## PROMPT
Reproduce all the lines below exactly and omit the images.
Start
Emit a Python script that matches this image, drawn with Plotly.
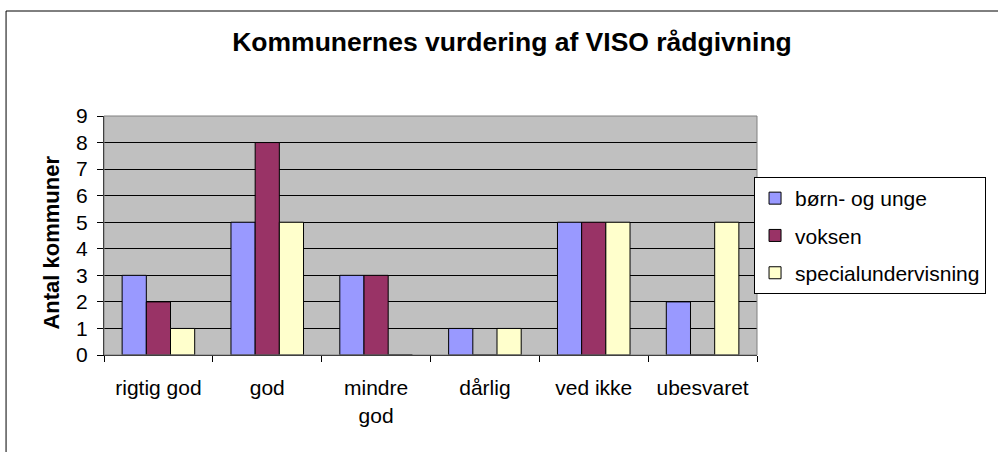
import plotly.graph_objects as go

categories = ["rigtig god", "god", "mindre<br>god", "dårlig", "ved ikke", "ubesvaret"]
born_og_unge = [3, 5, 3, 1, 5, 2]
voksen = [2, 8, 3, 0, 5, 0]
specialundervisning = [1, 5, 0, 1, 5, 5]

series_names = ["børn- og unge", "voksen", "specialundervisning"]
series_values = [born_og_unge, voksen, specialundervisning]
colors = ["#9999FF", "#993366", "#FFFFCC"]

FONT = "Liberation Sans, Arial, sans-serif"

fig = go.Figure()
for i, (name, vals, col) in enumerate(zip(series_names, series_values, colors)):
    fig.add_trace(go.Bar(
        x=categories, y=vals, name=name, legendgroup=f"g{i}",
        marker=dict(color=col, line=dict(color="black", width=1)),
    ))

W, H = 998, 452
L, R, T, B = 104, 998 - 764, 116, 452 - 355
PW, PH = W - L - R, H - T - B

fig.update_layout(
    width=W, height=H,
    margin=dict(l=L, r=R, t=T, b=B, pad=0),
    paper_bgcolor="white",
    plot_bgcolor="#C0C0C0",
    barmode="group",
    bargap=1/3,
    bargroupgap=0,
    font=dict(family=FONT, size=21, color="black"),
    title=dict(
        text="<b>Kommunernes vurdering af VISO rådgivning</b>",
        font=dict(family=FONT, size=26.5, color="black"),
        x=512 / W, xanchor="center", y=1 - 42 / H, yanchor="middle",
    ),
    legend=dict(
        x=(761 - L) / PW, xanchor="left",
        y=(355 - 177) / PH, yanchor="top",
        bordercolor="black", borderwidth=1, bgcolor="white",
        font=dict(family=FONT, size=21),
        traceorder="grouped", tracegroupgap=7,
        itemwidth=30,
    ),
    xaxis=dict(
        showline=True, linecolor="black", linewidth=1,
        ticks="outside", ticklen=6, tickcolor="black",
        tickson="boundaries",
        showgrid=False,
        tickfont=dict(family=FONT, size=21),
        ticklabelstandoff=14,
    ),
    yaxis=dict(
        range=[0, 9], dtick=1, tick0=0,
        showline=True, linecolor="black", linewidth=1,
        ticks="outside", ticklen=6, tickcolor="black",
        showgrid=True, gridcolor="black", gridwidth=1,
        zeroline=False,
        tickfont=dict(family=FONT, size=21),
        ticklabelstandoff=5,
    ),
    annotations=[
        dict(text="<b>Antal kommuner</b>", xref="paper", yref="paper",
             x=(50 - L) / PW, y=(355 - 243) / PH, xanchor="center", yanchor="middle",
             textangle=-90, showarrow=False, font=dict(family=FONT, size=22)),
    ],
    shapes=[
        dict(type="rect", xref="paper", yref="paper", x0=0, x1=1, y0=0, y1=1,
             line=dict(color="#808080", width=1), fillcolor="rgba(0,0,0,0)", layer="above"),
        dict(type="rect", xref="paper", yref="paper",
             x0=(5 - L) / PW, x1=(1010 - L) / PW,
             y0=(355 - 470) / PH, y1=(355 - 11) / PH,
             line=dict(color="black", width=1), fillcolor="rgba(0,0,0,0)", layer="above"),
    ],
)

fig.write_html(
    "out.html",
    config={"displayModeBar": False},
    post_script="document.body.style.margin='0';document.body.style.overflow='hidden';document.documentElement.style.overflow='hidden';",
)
End
## THE REPLY
Emit a Python script that matches this image, drawn with Plotly.
import plotly.graph_objects as go

categories = ["rigtig god", "god", "mindre<br>god", "dårlig", "ved ikke", "ubesvaret"]
born_og_unge = [3, 5, 3, 1, 5, 2]
voksen = [2, 8, 3, 0, 5, 0]
specialundervisning = [1, 5, 0, 1, 5, 5]

series_names = ["børn- og unge", "voksen", "specialundervisning"]
series_values = [born_og_unge, voksen, specialundervisning]
colors = ["#9999FF", "#993366", "#FFFFCC"]

FONT = "Liberation Sans, Arial, sans-serif"

fig = go.Figure()
for i, (name, vals, col) in enumerate(zip(series_names, series_values, colors)):
    fig.add_trace(go.Bar(
        x=categories, y=vals, name=name, legendgroup=f"g{i}",
        marker=dict(color=col, line=dict(color="black", width=1)),
    ))

W, H = 998, 452
L, R, T, B = 104, 998 - 764, 116, 452 - 355
PW, PH = W - L - R, H - T - B

fig.update_layout(
    width=W, height=H,
    margin=dict(l=L, r=R, t=T, b=B, pad=0),
    paper_bgcolor="white",
    plot_bgcolor="#C0C0C0",
    barmode="group",
    bargap=1/3,
    bargroupgap=0,
    font=dict(family=FONT, size=21, color="black"),
    title=dict(
        text="<b>Kommunernes vurdering af VISO rådgivning</b>",
        font=dict(family=FONT, size=26.5, color="black"),
        x=512 / W, xanchor="center", y=1 - 42 / H, yanchor="middle",
    ),
    legend=dict(
        x=(761 - L) / PW, xanchor="left",
        y=(355 - 177) / PH, yanchor="top",
        bordercolor="black", borderwidth=1, bgcolor="white",
        font=dict(family=FONT, size=21),
        traceorder="grouped", tracegroupgap=7,
        itemwidth=30,
    ),
    xaxis=dict(
        showline=True, linecolor="black", linewidth=1,
        ticks="outside", ticklen=6, tickcolor="black",
        tickson="boundaries",
        showgrid=False,
        tickfont=dict(family=FONT, size=21),
        ticklabelstandoff=14,
    ),
    yaxis=dict(
        range=[0, 9], dtick=1, tick0=0,
        showline=True, linecolor="black", linewidth=1,
        ticks="outside", ticklen=6, tickcolor="black",
        showgrid=True, gridcolor="black", gridwidth=1,
        zeroline=False,
        tickfont=dict(family=FONT, size=21),
        ticklabelstandoff=5,
    ),
    annotations=[
        dict(text="<b>Antal kommuner</b>", xref="paper", yref="paper",
             x=(50 - L) / PW, y=(355 - 243) / PH, xanchor="center", yanchor="middle",
             textangle=-90, showarrow=False, font=dict(family=FONT, size=22)),
    ],
    shapes=[
        dict(type="rect", xref="paper", yref="paper", x0=0, x1=1, y0=0, y1=1,
             line=dict(color="#808080", width=1), fillcolor="rgba(0,0,0,0)", layer="above"),
        dict(type="rect", xref="paper", yref="paper",
             x0=(5 - L) / PW, x1=(1010 - L) / PW,
             y0=(355 - 470) / PH, y1=(355 - 11) / PH,
             line=dict(color="black", width=1), fillcolor="rgba(0,0,0,0)", layer="above"),
    ],
)

fig.write_html(
    "out.html",
    config={"displayModeBar": False},
    post_script="document.body.style.margin='0';document.body.style.overflow='hidden';document.documentElement.style.overflow='hidden';",
)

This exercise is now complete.